In Jordan Brown's case heaven welcomed his father's pregnant fiancee, and along with her the child she was carrying. Kenzie Houk, the young woman whom Jordan Brown shot in the head as she slept - first taking the precaution of covering the shotgun with a blanket to muffle sound as he shot her at close range - was, as well, the mother of two young girls who also lived at the farmhouse.
One of the dead woman's daughters, aged seven, asked her step-brother as they were both leaving to catch their school bus what the 'big boom' had been. He did not respond, and they both left for school. Once Ms. Houk's body was discovered, clear evidence led to her step-son, and he was taken into custody at a juvenile detection centre, attending school at classes there, now.
It transpired that some of Ms. Houk's relatives had overheard Jordan claim he wanted to "pop Kenzie in the head". In addition to which he had confided a plan to shoot his step-mother and her two children, to a cousin. It's clear that the boy's hostility to his step-mother and step-sisters was well know, but not, politely, overtly agonized over and acknowledged.
"He looked at [Ms.Houk] like she was a problem, like here is someone about to take my father away from me and have a baby boy", the dead woman's sister reported to authorities. "Life was all about him before." That being so, where was a measure of restraint, an effort to understand the situation and attempt to turn it around?
The result of the boy's aggrieved resentment to this challenger for his father's love and attention is a tragedy of loss, pain and grief that time cannot ameliorate. The boy initially denied any part in the death of his step-mother, and does not appear to fully understand proceedings in the charges against him. A judge has ruled that he not be tried as a minor.
If he is convicted as an adult he would face a mandatory life sentence. An 11-year-old boy living out his life in prison. That's medieval justice. The lawyer representing the boy explains: "He's OK. He wants to be with his dad. He wants to be home."
What do you do in this kind of bizarre case, to fulfill the obligations of legal justice, and in so doing create an intolerable human-rights-abuse against a minor?
Sometimes there's an outlet for that resentment, sometimes one doesn't present itself. When a parent is faced with a child whose trust and emotional support system has already been compromised through separation of father and mother and attempts to make amends to help his child adjust become paramount, he does not always - with competing interests for his attention - make wise decisions.
It is the parent's responsibility to make a reasonable effort to assess, analyze and conclude what might be the best course of action to help his child over jealousy, resentment and aggrieved aggression when he brings into the family home a replacement for the missing mother. That situation, needless to say, can likewise become a reality when it is the mother bringing home an alternate father-figure.
And the resentful child might as easily present as a young girl. Boys, however, are controversially more direct in their search for a solution in a physical manner, while girls tend to simmer and resent, whine and pout about things they can't change although this is not an immutable human rule. An eleven-year-old boy is a child, not yet an emerging adult, not quite yet struggling with hormonal adjustments.

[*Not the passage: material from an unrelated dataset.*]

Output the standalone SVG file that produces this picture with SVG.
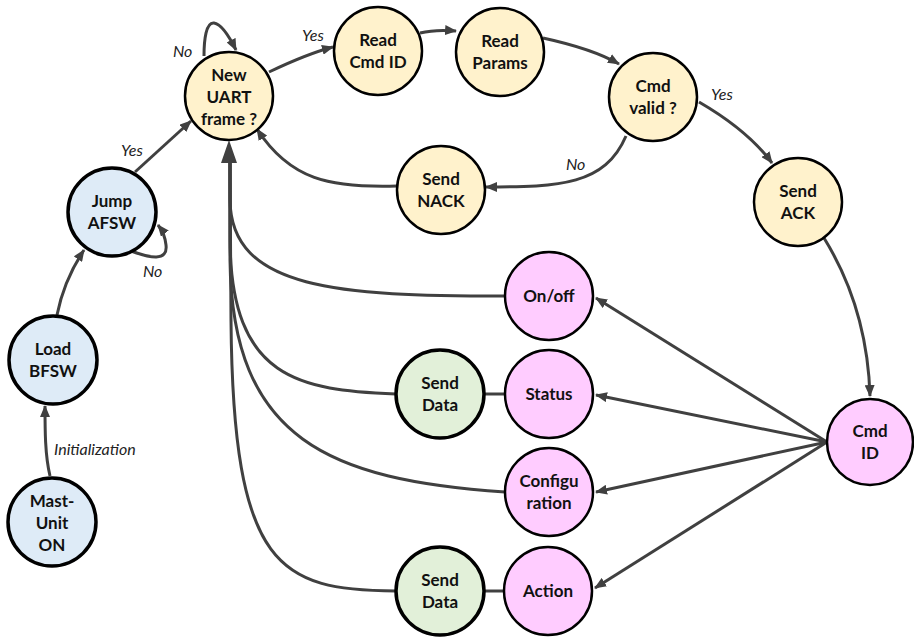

And in a society where violence is readily seen on television screens and films, it may present to young children - as it most certainly does to older youths - as a solution to a problem that they've been beset with. Direct action inclusive of doing real physical harm to those whose presence is an abiding, insufferable insult to their emotional balance.
A boy living in a farm house in Wampum, Pennsylvania, Jordan Brown, was given a Christmas gift by his father, a youth-model 20-bore shotgun.

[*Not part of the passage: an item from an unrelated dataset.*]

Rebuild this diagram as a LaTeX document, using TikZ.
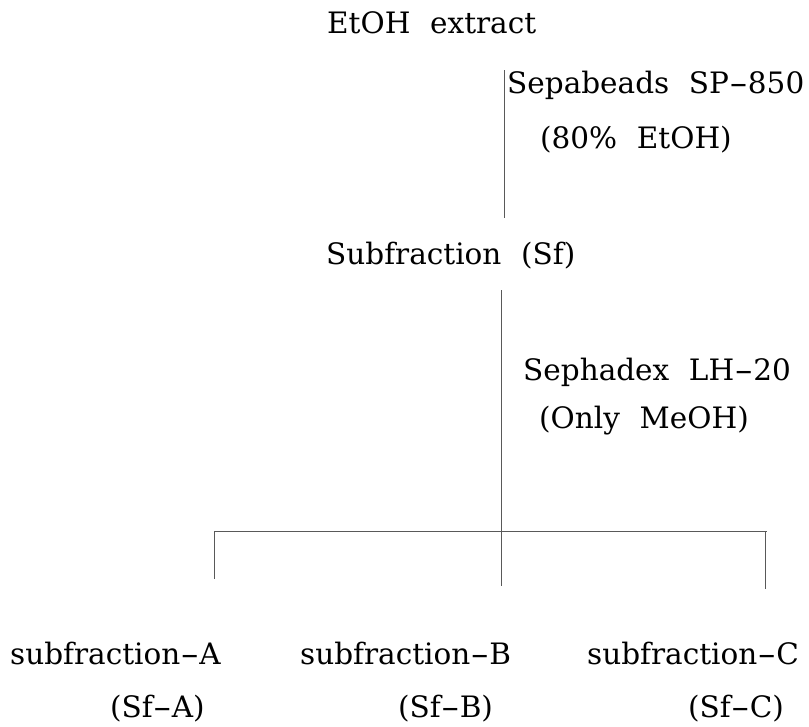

It's possible that in the U.S. a boy of eleven would be refused the purchase of such a device. In Canada many merchandisers advertise that they will not sell an air rifle to anyone under 18 years of age. Despite which, parents succumb to the pleadings of their young children and buy these things for them. And heaven help the wildlife, and in some instances, other children.
In Jordan Brown's case heaven welcomed his father's pregnant fiancee, and along with her the child she was carrying. Kenzie Houk, the young woman whom Jordan Brown shot in the head as she slept - first taking the precaution of covering the shotgun with a blanket to muffle sound as he shot her at close range - was, as well, the mother of two young girls who also lived at the farmhouse.

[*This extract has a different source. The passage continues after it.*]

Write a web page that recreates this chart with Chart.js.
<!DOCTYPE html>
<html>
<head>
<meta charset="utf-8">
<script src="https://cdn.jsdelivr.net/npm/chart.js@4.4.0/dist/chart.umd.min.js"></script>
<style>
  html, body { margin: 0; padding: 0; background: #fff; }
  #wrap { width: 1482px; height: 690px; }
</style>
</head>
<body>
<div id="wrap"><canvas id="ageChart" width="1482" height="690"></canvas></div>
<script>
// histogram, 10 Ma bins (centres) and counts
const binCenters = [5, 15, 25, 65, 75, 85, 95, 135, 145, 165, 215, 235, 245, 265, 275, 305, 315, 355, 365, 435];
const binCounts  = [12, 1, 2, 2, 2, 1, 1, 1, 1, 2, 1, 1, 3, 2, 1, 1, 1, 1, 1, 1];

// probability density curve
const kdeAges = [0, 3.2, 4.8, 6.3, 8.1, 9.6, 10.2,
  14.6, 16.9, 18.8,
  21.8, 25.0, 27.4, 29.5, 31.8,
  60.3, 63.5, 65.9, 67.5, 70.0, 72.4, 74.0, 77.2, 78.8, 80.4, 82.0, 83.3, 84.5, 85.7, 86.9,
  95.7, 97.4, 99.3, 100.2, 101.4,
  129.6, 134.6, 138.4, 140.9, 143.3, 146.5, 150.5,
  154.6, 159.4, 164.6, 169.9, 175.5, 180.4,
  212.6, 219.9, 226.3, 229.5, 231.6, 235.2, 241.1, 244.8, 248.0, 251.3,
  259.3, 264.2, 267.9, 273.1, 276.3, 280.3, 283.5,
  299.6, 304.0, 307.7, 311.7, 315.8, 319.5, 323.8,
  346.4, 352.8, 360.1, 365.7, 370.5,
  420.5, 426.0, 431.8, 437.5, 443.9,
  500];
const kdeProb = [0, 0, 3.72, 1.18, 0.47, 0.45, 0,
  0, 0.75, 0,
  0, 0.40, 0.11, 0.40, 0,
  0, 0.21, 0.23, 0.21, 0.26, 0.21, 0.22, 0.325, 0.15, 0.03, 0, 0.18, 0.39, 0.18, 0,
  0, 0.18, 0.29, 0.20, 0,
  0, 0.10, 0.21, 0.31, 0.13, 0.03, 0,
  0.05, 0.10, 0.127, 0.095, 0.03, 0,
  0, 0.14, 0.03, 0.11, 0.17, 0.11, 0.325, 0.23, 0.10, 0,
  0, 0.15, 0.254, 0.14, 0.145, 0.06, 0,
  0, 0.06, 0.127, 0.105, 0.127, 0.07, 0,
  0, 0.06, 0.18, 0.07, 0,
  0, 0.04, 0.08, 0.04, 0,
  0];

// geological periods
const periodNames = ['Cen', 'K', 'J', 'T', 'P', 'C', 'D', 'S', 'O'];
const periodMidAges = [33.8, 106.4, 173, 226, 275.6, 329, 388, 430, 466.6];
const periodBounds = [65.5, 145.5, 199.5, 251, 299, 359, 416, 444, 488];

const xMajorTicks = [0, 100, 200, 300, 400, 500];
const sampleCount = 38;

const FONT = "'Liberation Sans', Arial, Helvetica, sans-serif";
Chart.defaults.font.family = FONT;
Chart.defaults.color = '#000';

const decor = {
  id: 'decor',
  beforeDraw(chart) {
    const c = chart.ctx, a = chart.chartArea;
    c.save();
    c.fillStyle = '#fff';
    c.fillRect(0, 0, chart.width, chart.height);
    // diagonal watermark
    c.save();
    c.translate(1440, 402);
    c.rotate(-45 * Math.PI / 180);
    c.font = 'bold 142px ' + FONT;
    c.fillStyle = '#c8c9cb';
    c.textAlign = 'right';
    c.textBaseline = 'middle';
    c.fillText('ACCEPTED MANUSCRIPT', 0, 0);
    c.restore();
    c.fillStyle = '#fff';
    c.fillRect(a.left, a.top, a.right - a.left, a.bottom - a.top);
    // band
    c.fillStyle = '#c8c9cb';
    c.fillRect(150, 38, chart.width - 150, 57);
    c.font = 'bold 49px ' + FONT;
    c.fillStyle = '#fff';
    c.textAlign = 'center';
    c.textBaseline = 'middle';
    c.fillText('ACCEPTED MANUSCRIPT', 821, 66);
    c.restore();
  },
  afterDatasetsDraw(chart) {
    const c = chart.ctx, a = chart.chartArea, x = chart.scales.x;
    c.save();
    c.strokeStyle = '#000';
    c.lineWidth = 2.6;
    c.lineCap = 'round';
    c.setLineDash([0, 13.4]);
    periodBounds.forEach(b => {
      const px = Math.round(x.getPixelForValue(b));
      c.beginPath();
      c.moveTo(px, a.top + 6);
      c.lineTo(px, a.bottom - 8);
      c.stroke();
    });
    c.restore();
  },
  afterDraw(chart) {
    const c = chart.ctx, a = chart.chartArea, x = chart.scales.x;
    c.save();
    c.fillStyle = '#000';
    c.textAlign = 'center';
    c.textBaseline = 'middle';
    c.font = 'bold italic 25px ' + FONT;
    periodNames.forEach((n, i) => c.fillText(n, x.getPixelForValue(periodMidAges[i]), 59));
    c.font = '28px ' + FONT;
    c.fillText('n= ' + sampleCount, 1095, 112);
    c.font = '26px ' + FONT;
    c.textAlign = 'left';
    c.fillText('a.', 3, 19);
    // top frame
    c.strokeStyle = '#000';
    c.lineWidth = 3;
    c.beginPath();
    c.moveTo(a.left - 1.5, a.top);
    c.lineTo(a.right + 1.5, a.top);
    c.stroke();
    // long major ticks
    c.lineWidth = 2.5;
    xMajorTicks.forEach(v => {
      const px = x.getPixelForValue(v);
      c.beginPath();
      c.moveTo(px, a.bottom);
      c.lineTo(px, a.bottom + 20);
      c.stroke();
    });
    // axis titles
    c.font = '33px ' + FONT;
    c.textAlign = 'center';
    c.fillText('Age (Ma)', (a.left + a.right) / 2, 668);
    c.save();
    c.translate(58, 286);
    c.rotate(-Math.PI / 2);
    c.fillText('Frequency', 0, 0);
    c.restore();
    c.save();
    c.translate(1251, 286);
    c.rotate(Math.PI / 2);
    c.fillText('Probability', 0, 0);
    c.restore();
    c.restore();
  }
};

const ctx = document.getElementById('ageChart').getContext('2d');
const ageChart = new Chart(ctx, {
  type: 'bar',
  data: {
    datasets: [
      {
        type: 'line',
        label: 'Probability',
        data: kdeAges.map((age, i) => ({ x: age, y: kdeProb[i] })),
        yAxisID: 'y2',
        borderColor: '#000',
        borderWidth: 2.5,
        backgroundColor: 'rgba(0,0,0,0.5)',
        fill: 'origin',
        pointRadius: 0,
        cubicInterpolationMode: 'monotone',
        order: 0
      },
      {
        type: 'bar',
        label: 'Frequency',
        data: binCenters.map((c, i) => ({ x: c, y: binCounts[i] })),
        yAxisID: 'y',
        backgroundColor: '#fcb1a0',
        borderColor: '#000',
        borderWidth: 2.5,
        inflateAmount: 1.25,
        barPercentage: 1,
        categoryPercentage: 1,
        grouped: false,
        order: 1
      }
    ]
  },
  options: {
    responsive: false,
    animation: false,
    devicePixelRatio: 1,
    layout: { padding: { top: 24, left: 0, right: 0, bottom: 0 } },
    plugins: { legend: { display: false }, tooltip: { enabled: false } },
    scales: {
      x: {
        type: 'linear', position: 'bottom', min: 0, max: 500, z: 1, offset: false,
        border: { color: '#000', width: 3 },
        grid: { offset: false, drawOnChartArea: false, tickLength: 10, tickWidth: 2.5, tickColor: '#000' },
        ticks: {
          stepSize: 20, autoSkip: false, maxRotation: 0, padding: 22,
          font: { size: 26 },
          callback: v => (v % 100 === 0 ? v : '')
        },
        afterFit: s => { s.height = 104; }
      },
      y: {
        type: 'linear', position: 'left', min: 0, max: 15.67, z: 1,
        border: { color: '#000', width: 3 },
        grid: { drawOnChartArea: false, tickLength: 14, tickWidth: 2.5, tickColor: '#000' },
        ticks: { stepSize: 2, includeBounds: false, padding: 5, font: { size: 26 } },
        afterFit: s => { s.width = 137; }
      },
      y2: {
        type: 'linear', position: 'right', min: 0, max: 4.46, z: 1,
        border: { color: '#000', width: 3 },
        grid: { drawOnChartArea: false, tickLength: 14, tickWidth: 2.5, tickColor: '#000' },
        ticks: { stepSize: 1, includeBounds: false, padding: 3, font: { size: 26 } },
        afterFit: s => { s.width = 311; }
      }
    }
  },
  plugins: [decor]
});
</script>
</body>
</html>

One of the dead woman's daughters, aged seven, asked her step-brother as they were both leaving to catch their school bus what the 'big boom' had been. He did not respond, and they both left for school. Once Ms. Houk's body was discovered, clear evidence led to her step-son, and he was taken into custody at a juvenile detection centre, attending school at classes there, now.
It transpired that some of Ms. Houk's relatives had overheard Jordan claim he wanted to "pop Kenzie in the head". In addition to which he had confided a plan to shoot his step-mother and her two children, to a cousin. It's clear that the boy's hostility to his step-mother and step-sisters was well know, but not, politely, overtly agonized over and acknowledged.
"He looked at [Ms.Houk] like she was a problem, like here is someone about to take my father away from me and have a baby boy", the dead woman's sister reported to authorities. "Life was all about him before." That being so, where was a measure of restraint, an effort to understand the situation and attempt to turn it around?
The result of the boy's aggrieved resentment to this challenger for his father's love and attention is a tragedy of loss, pain and grief that time cannot ameliorate. The boy initially denied any part in the death of his step-mother, and does not appear to fully understand proceedings in the charges against him. A judge has ruled that he not be tried as a minor.
If he is convicted as an adult he would face a mandatory life sentence. An 11-year-old boy living out his life in prison. That's medieval justice. The lawyer representing the boy explains: "He's OK. He wants to be with his dad. He wants to be home."
What do you do in this kind of bizarre case, to fulfill the obligations of legal justice, and in so doing create an intolerable human-rights-abuse against a minor?